> **Data shown**:
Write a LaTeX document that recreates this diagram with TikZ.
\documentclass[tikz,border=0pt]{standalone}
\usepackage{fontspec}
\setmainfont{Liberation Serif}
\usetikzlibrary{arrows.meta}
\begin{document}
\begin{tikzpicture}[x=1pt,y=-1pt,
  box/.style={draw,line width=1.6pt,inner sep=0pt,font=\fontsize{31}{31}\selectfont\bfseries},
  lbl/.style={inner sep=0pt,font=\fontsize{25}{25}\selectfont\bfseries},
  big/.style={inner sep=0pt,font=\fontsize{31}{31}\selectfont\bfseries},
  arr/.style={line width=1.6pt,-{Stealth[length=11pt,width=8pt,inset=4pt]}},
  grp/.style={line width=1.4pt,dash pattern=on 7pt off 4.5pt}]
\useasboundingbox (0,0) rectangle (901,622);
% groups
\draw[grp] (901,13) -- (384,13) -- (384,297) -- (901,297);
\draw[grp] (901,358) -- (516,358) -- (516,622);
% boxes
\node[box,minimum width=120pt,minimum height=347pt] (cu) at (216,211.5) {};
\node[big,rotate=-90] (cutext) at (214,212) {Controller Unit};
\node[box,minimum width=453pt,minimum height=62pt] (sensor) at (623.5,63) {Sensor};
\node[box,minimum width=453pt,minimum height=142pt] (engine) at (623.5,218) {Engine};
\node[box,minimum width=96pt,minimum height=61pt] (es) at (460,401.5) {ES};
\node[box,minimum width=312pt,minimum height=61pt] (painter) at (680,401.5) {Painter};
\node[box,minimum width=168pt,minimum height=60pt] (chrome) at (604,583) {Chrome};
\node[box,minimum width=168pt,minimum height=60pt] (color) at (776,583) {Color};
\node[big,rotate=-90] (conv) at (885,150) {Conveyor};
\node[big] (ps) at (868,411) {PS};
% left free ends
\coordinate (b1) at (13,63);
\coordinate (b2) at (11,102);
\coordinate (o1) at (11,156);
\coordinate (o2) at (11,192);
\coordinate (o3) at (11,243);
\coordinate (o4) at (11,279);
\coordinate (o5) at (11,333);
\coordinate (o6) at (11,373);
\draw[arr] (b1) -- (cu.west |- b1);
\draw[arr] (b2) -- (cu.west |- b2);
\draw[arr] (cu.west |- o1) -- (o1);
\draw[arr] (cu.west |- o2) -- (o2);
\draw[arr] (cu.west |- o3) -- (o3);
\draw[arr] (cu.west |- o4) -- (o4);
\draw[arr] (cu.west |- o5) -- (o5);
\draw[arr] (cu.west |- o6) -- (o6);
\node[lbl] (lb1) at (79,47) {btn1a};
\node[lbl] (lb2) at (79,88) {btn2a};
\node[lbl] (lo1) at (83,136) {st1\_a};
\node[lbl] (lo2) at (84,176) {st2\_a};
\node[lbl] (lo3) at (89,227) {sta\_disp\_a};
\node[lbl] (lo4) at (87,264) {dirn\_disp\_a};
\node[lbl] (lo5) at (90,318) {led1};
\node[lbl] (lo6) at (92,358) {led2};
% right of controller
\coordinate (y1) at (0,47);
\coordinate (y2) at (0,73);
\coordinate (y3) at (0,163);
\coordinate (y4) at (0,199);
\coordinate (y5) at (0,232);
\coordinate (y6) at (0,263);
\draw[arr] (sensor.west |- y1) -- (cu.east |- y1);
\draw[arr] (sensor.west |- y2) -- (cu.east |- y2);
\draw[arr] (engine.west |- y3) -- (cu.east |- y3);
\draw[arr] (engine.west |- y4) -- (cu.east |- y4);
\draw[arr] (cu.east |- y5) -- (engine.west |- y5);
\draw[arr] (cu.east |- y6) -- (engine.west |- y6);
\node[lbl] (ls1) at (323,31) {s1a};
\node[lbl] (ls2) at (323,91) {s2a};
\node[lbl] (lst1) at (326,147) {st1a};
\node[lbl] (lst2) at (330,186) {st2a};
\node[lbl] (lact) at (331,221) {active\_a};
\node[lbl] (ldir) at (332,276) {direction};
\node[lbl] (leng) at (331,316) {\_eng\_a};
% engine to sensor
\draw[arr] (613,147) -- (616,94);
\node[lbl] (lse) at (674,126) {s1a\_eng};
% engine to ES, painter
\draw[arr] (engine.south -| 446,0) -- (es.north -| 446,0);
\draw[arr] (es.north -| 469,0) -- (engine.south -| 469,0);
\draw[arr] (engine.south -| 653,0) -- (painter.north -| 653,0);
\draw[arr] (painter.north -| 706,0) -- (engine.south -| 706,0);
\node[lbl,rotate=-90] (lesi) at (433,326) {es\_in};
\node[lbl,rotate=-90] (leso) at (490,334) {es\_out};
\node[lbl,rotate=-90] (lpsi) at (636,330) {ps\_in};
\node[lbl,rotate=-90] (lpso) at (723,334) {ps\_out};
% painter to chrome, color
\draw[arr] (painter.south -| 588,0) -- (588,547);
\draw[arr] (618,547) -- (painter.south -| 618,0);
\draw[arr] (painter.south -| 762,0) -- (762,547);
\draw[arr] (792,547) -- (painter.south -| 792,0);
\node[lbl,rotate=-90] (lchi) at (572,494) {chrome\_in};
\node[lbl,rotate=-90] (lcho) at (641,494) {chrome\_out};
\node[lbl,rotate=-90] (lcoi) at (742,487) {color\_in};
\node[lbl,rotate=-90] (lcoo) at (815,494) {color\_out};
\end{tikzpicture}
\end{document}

> **Required work**: Set down every line of the listing above again, exactly as given.

> **Solution**:
Write a LaTeX document that recreates this diagram with TikZ.
\documentclass[tikz,border=0pt]{standalone}
\usepackage{fontspec}
\setmainfont{Liberation Serif}
\usetikzlibrary{arrows.meta}
\begin{document}
\begin{tikzpicture}[x=1pt,y=-1pt,
  box/.style={draw,line width=1.6pt,inner sep=0pt,font=\fontsize{31}{31}\selectfont\bfseries},
  lbl/.style={inner sep=0pt,font=\fontsize{25}{25}\selectfont\bfseries},
  big/.style={inner sep=0pt,font=\fontsize{31}{31}\selectfont\bfseries},
  arr/.style={line width=1.6pt,-{Stealth[length=11pt,width=8pt,inset=4pt]}},
  grp/.style={line width=1.4pt,dash pattern=on 7pt off 4.5pt}]
\useasboundingbox (0,0) rectangle (901,622);
% groups
\draw[grp] (901,13) -- (384,13) -- (384,297) -- (901,297);
\draw[grp] (901,358) -- (516,358) -- (516,622);
% boxes
\node[box,minimum width=120pt,minimum height=347pt] (cu) at (216,211.5) {};
\node[big,rotate=-90] (cutext) at (214,212) {Controller Unit};
\node[box,minimum width=453pt,minimum height=62pt] (sensor) at (623.5,63) {Sensor};
\node[box,minimum width=453pt,minimum height=142pt] (engine) at (623.5,218) {Engine};
\node[box,minimum width=96pt,minimum height=61pt] (es) at (460,401.5) {ES};
\node[box,minimum width=312pt,minimum height=61pt] (painter) at (680,401.5) {Painter};
\node[box,minimum width=168pt,minimum height=60pt] (chrome) at (604,583) {Chrome};
\node[box,minimum width=168pt,minimum height=60pt] (color) at (776,583) {Color};
\node[big,rotate=-90] (conv) at (885,150) {Conveyor};
\node[big] (ps) at (868,411) {PS};
% left free ends
\coordinate (b1) at (13,63);
\coordinate (b2) at (11,102);
\coordinate (o1) at (11,156);
\coordinate (o2) at (11,192);
\coordinate (o3) at (11,243);
\coordinate (o4) at (11,279);
\coordinate (o5) at (11,333);
\coordinate (o6) at (11,373);
\draw[arr] (b1) -- (cu.west |- b1);
\draw[arr] (b2) -- (cu.west |- b2);
\draw[arr] (cu.west |- o1) -- (o1);
\draw[arr] (cu.west |- o2) -- (o2);
\draw[arr] (cu.west |- o3) -- (o3);
\draw[arr] (cu.west |- o4) -- (o4);
\draw[arr] (cu.west |- o5) -- (o5);
\draw[arr] (cu.west |- o6) -- (o6);
\node[lbl] (lb1) at (79,47) {btn1a};
\node[lbl] (lb2) at (79,88) {btn2a};
\node[lbl] (lo1) at (83,136) {st1\_a};
\node[lbl] (lo2) at (84,176) {st2\_a};
\node[lbl] (lo3) at (89,227) {sta\_disp\_a};
\node[lbl] (lo4) at (87,264) {dirn\_disp\_a};
\node[lbl] (lo5) at (90,318) {led1};
\node[lbl] (lo6) at (92,358) {led2};
% right of controller
\coordinate (y1) at (0,47);
\coordinate (y2) at (0,73);
\coordinate (y3) at (0,163);
\coordinate (y4) at (0,199);
\coordinate (y5) at (0,232);
\coordinate (y6) at (0,263);
\draw[arr] (sensor.west |- y1) -- (cu.east |- y1);
\draw[arr] (sensor.west |- y2) -- (cu.east |- y2);
\draw[arr] (engine.west |- y3) -- (cu.east |- y3);
\draw[arr] (engine.west |- y4) -- (cu.east |- y4);
\draw[arr] (cu.east |- y5) -- (engine.west |- y5);
\draw[arr] (cu.east |- y6) -- (engine.west |- y6);
\node[lbl] (ls1) at (323,31) {s1a};
\node[lbl] (ls2) at (323,91) {s2a};
\node[lbl] (lst1) at (326,147) {st1a};
\node[lbl] (lst2) at (330,186) {st2a};
\node[lbl] (lact) at (331,221) {active\_a};
\node[lbl] (ldir) at (332,276) {direction};
\node[lbl] (leng) at (331,316) {\_eng\_a};
% engine to sensor
\draw[arr] (613,147) -- (616,94);
\node[lbl] (lse) at (674,126) {s1a\_eng};
% engine to ES, painter
\draw[arr] (engine.south -| 446,0) -- (es.north -| 446,0);
\draw[arr] (es.north -| 469,0) -- (engine.south -| 469,0);
\draw[arr] (engine.south -| 653,0) -- (painter.north -| 653,0);
\draw[arr] (painter.north -| 706,0) -- (engine.south -| 706,0);
\node[lbl,rotate=-90] (lesi) at (433,326) {es\_in};
\node[lbl,rotate=-90] (leso) at (490,334) {es\_out};
\node[lbl,rotate=-90] (lpsi) at (636,330) {ps\_in};
\node[lbl,rotate=-90] (lpso) at (723,334) {ps\_out};
% painter to chrome, color
\draw[arr] (painter.south -| 588,0) -- (588,547);
\draw[arr] (618,547) -- (painter.south -| 618,0);
\draw[arr] (painter.south -| 762,0) -- (762,547);
\draw[arr] (792,547) -- (painter.south -| 792,0);
\node[lbl,rotate=-90] (lchi) at (572,494) {chrome\_in};
\node[lbl,rotate=-90] (lcho) at (641,494) {chrome\_out};
\node[lbl,rotate=-90] (lcoi) at (742,487) {color\_in};
\node[lbl,rotate=-90] (lcoo) at (815,494) {color\_out};
\end{tikzpicture}
\end{document}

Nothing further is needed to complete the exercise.